April 23, 2024

General Studies Paper 3

Context: The eighteenth session of the United Nations Forum on Forests (UNFF18), held in New York from May 8-12, 2023, brought together delegates from around the world to discuss the relationship between sustainable forest management (SFM), energy, and the achievement of the United Nations-mandated Sustainable Development Goals (SDGs).

What are the Major Highlights of UNFF18?

Sustainable Forest Management (SFM) in Tropical Region:

  • In a recent development, experts have underscored the significance of practicing SFM in tropical regions. With the surge in bioenergy consumption since 2013, there has been a mounting strain on forests, making the need for sustainable sourcing of tropical timber even more crucial.
  • The rise in bioenergy usage, driven by the global push for renewable energy sources, has inadvertently created additional pressure on tropical forests. As bioenergy relies on biomass, such as wood pellets and chips, as fuel, the demand for timber has intensified. This has raised concerns about the potential negative impact on forest ecosystems, biodiversity, and the overall sustainability of these regions.
  • By implementing sustainable practices, such as selective logging and reforestation, the long-term health and vitality of these forests can be safeguarded.

Forest Ecosystems and Energy:

  • Forestry director of the Food and Agriculture Organization (FAO), highlighted the significant contribution of forest ecosystems to renewable energy requirements.
  • Over five billion people worldwide benefit from non-timber forest products, with forests providing 55% of these renewable energy needs.
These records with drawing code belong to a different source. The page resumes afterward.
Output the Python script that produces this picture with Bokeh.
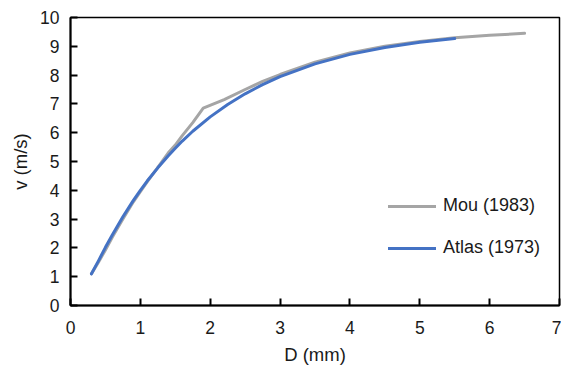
from bokeh.plotting import figure
from bokeh.models import Range1d, FixedTicker, Legend, LegendItem
from bokeh.embed import file_html
from bokeh.resources import INLINE

# Data
mou_d = [0.3, 0.4, 0.5, 0.6, 0.75, 0.9, 1.0, 1.1, 1.25, 1.4, 1.5, 1.6, 1.75, 1.9,
         2.2, 2.5, 2.75, 3.0, 3.5, 4.0, 4.5, 5.0, 5.5, 6.0, 6.5]
mou_v = [1.1, 1.5, 1.93, 2.38, 3.0, 3.6, 3.95, 4.3, 4.8, 5.3, 5.57, 5.9, 6.35, 6.85,
         7.15, 7.5, 7.78, 8.02, 8.45, 8.77, 9.0, 9.17, 9.3, 9.38, 9.45]

atlas_d = [0.3, 0.4, 0.5, 0.6, 0.75, 0.9, 1.0, 1.1, 1.25, 1.4, 1.5, 1.6, 1.75, 2.0,
           2.25, 2.5, 2.75, 3.0, 3.5, 4.0, 4.5, 5.0, 5.5]
atlas_v = [1.1, 1.55, 2.02, 2.46, 3.08, 3.65, 4.0, 4.33, 4.78, 5.2, 5.46, 5.71, 6.05, 6.55,
           6.98, 7.35, 7.67, 7.95, 8.39, 8.72, 8.96, 9.14, 9.27]

x_ticks = [0, 1, 2, 3, 4, 5, 6, 7]
y_ticks = [0, 1, 2, 3, 4, 5, 6, 7, 8, 9, 10]

FONT = "Liberation Sans"

p = figure(frame_width=489, frame_height=288, output_backend="svg", toolbar_location=None,
           x_range=Range1d(0, 7), y_range=Range1d(0, 10),
           min_border_left=70, min_border_top=17, min_border_right=2, min_border_bottom=50)

p.xgrid.visible = False
p.ygrid.visible = False
p.outline_line_color = "black"
p.outline_line_width = 1.5

for ax, ticks in ((p.xaxis, x_ticks), (p.yaxis, y_ticks)):
    ax.ticker = FixedTicker(ticks=ticks)
    ax.major_tick_in = 7
    ax.major_tick_out = 0
    ax.minor_tick_line_color = None
    ax.axis_line_width = 2
    ax.major_tick_line_width = 2
    ax.axis_line_color = "black"
    ax.major_tick_line_color = "black"
    ax.major_label_text_font = FONT
    ax.major_label_text_font_size = "17.5px"
    ax.major_label_text_color = "#1a1a1a"
    ax.axis_label_text_font = FONT
    ax.axis_label_text_font_size = "18.5px"
    ax.axis_label_text_font_style = "normal"
    ax.axis_label_text_color = "#1a1a1a"

p.xaxis.axis_label = "D (mm)"
p.yaxis.axis_label = "v (m/s)"
p.xaxis.major_label_standoff = 15
p.yaxis.major_label_standoff = 11
p.xaxis.axis_label_standoff = 7
p.yaxis.axis_label_standoff = 6

r_mou = p.line(mou_d, mou_v, line_color="#A5A5A5", line_width=3, line_cap="round", line_join="round")
r_atlas = p.line(atlas_d, atlas_v, line_color="#4472C4", line_width=3, line_cap="round", line_join="round")

legend = Legend(items=[LegendItem(label="Mou (1983)", renderers=[r_mou]),
                       LegendItem(label="Atlas (1973)", renderers=[r_atlas])],
                location=(318, 47))
legend.border_line_color = None
legend.background_fill_alpha = 0
legend.padding = 0
legend.margin = 0
legend.glyph_width = 48
legend.glyph_height = 20
legend.label_height = 20
legend.spacing = 21
legend.label_standoff = 7
legend.label_text_font = FONT
legend.label_text_font_size = "18px"
legend.label_text_color = "#1a1a1a"
p.add_layout(legend, "center")

open("out.html", "w").write(file_html(p, INLINE))
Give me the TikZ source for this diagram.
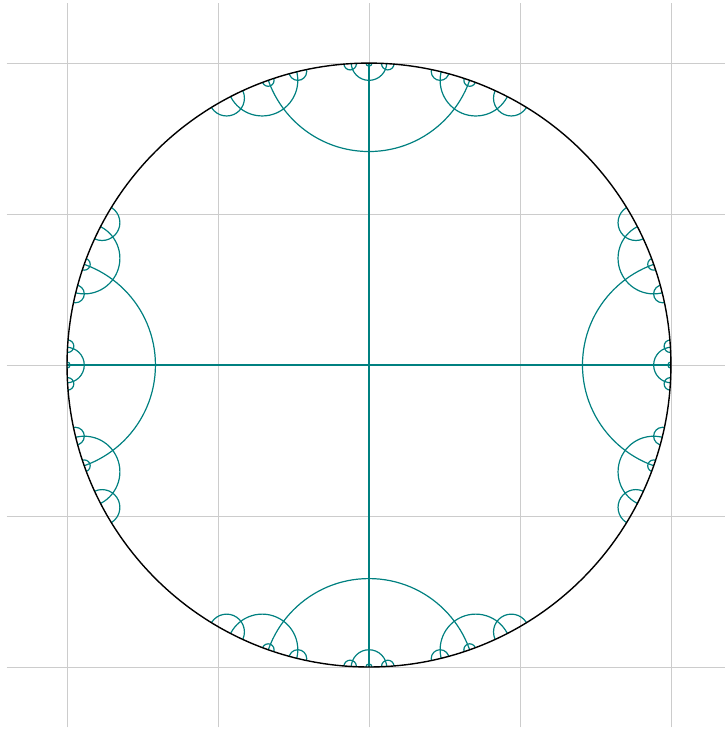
\documentclass[tikz,border=0pt]{standalone}
\usepackage{tikz}

% geodesic between two ideal points given by their angles
\newcommand{\geod}[2]{%
  \pgfmathsetmacro\gd{nrm(#2-#1)/2}%
  \pgfmathsetmacro\gm{#1+\gd}%
  \pgfmathsetmacro\gh{abs(\gd)}%
  \draw[geo line] (\gm:{1/cos(\gh)}) circle[radius={tan(\gh)}];%
}

\begin{document}
\begin{tikzpicture}[
    x=302pt, y=302pt,
    grid line/.style={gray!40, line width=0.8pt},
    geo line/.style={teal, line width=1.2pt},
    rim/.style={black, line width=1.4pt},
    declare function={
        nrm(\x)=\x-360*round(\x/360);
        ofs(\g)=90*mod(\g+1,2);
        fac(\g)=ifthenelse(\g<3,0.171573,5.828427);
        mob(\g,\p)=nrm(ofs(\g)+2*atan(fac(\g)*tan(nrm(\p-ofs(\g))/2)));
    },
]
\useasboundingbox (-1.222,-1.212) rectangle (1.179,1.209);

% === Grid ===
\foreach \t in {-1,-0.5,0,0.5,1} {
    \draw[grid line] (\t,-1.2) -- (\t,1.2);
    \draw[grid line] (-1.2,\t) -- (1.2,\t);
}

% === Geodesics (both diameters and their images, words up to length 3) ===
\coordinate (O) at (0,0);
\begin{scope}
\clip (O) circle[radius=1];
\draw[geo line] (-1,0) -- (1,0);
\draw[geo line] (0,-1) -- (0,1);
% 1 = A, 2 = B, 3 = A^-1, 4 = B^-1
\foreach \ea/\eb/\fix in {0/180/1, 90/-90/0} {
  \foreach \i in {1,...,4} {
    \ifodd\numexpr\i+\fix\relax
      \pgfmathsetmacro\pa{mob(\i,\ea)}
      \pgfmathsetmacro\pb{mob(\i,\eb)}
      \geod{\pa}{\pb}
      \foreach \j in {1,...,4} {
        \ifnum\numexpr(\j-\i)*(\j-\i)\relax=4 \else
          \pgfmathsetmacro\qa{mob(\j,\pa)}
          \pgfmathsetmacro\qb{mob(\j,\pb)}
          \geod{\qa}{\qb}
          \foreach \k in {1,...,4} {
            \ifnum\numexpr(\k-\j)*(\k-\j)\relax=4 \else
              \pgfmathsetmacro\ra{mob(\k,\qa)}
              \pgfmathsetmacro\rb{mob(\k,\qb)}
              \geod{\ra}{\rb}
            \fi
          }
        \fi
      }
    \fi
  }
}
\end{scope}

% === Boundary circle ===
\draw[rim] (O) circle[radius=1];

\end{tikzpicture}
\end{document}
Forests and Climate Change Mitigation:

  • The Emissions Gap Report’s findings underscore the immense climate mitigation potential that forests hold. Through processes such as carbon sequestration, forests act as carbon sinks, absorbing and storing substantial amounts of carbon dioxide from the atmosphere.
  • By preserving and sustainably managing forests, nations can leverage this natural capacity to help bridge the emissions gap and achieve climate targets.
  • Forests have the potential for reducing 5 gigatonnes of emissions.

Challenges and Countries Perspectives:

  • India: India presented a case of a UNFF country-led initiative on long-term SFM and expressed concerns regarding wildfires and the limitations of current forest certification schemes.
  • Saudi Arabia: Saudi Arabia highlighted the importance of preventing forest fires and urban expansion encroaching on forested areas.
  • Suriname: Suriname, claiming to be the most forested and carbon-negative country, shared its experiences of economic pressures impacting its green cover and environmental policies.

The country committed to deriving 23% of its net energy from renewable sources by 2025 and achieving carbon neutrality by 2060.

  • Congo and the Dominican Republic: These countries stressed their commitment to forest conservation measures and called for strategies to reduce pressures on natural forests while improving livelihoods, given their heavy reliance on fuelwood.
  • Australia: Australia mentioned that some species rely on fire for germination and shared information on mechanical fuel load reduction trials. The country emphasised the need to make wood residue markets financially feasible.
  • Other Perspectives: Countries like Zhimin and Satkuru suggested replacing plastic sticks with residues of compacted bamboo or sawdust to produce briquettes and pellets, offering sustainable alternatives for energy production.